# start of Records supplied

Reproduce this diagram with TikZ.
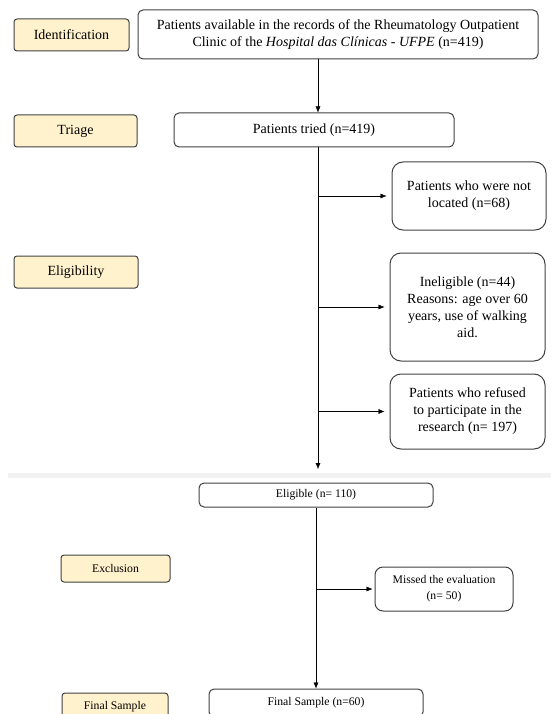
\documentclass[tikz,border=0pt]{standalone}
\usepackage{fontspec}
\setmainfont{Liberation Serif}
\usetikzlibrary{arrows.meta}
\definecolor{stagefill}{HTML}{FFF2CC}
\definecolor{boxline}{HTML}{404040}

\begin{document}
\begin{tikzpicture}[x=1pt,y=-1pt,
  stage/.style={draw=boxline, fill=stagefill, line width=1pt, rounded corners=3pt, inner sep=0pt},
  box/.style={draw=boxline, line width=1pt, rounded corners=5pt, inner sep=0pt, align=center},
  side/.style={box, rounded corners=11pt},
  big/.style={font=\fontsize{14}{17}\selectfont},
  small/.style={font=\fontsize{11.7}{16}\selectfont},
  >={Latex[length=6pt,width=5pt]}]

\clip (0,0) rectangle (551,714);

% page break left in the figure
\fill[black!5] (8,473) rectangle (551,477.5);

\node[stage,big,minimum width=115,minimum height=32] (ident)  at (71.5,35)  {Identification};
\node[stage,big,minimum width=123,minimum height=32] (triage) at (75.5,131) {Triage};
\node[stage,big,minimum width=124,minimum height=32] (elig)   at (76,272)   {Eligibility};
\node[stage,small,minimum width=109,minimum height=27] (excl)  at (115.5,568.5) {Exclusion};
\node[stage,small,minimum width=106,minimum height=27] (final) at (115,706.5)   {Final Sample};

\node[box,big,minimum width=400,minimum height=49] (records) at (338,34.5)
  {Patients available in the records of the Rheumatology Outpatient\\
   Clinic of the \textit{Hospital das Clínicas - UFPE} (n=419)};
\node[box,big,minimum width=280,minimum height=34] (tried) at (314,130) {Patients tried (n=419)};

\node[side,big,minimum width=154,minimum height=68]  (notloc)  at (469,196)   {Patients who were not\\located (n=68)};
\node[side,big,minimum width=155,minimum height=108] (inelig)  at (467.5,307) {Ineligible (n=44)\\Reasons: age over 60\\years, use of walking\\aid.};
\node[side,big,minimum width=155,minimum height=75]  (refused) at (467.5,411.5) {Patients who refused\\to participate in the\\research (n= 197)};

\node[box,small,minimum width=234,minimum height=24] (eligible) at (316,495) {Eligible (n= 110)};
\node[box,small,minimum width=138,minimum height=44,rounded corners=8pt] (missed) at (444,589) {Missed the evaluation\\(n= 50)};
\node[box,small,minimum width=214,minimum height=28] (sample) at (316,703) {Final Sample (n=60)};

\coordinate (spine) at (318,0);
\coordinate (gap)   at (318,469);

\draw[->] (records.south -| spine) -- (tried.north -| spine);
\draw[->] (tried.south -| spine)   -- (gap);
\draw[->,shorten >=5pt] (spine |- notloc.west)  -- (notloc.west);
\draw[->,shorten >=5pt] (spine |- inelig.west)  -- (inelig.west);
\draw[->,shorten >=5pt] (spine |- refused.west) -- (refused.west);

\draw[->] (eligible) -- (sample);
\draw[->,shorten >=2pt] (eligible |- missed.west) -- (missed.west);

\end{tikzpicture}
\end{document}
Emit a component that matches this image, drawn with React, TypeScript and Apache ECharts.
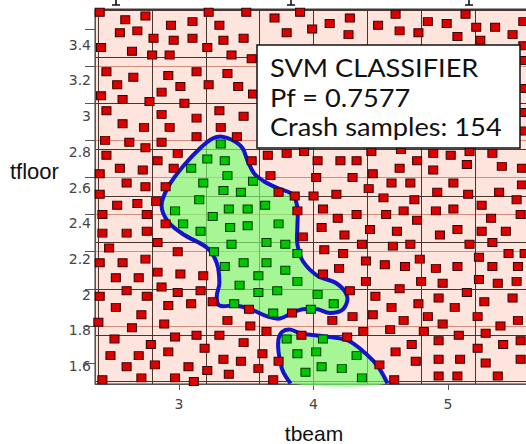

# end of Records supplied

| What to do |
Repeat the listing above exactly from its first line to the line containing "width=280,minimum height=34] (tried)", both included, and omit the pictures.

| Written answer |
Reproduce this diagram with TikZ.
\documentclass[tikz,border=0pt]{standalone}
\usepackage{fontspec}
\setmainfont{Liberation Serif}
\usetikzlibrary{arrows.meta}
\definecolor{stagefill}{HTML}{FFF2CC}
\definecolor{boxline}{HTML}{404040}

\begin{document}
\begin{tikzpicture}[x=1pt,y=-1pt,
  stage/.style={draw=boxline, fill=stagefill, line width=1pt, rounded corners=3pt, inner sep=0pt},
  box/.style={draw=boxline, line width=1pt, rounded corners=5pt, inner sep=0pt, align=center},
  side/.style={box, rounded corners=11pt},
  big/.style={font=\fontsize{14}{17}\selectfont},
  small/.style={font=\fontsize{11.7}{16}\selectfont},
  >={Latex[length=6pt,width=5pt]}]

\clip (0,0) rectangle (551,714);

% page break left in the figure
\fill[black!5] (8,473) rectangle (551,477.5);

\node[stage,big,minimum width=115,minimum height=32] (ident)  at (71.5,35)  {Identification};
\node[stage,big,minimum width=123,minimum height=32] (triage) at (75.5,131) {Triage};
\node[stage,big,minimum width=124,minimum height=32] (elig)   at (76,272)   {Eligibility};
\node[stage,small,minimum width=109,minimum height=27] (excl)  at (115.5,568.5) {Exclusion};
\node[stage,small,minimum width=106,minimum height=27] (final) at (115,706.5)   {Final Sample};

\node[box,big,minimum width=400,minimum height=49] (records) at (338,34.5)
  {Patients available in the records of the Rheumatology Outpatient\\
   Clinic of the \textit{Hospital das Clínicas - UFPE} (n=419)};
\node[box,big,minimum width=280,minimum height=34] (tried) at (314,130) {Patients tried (n=419)};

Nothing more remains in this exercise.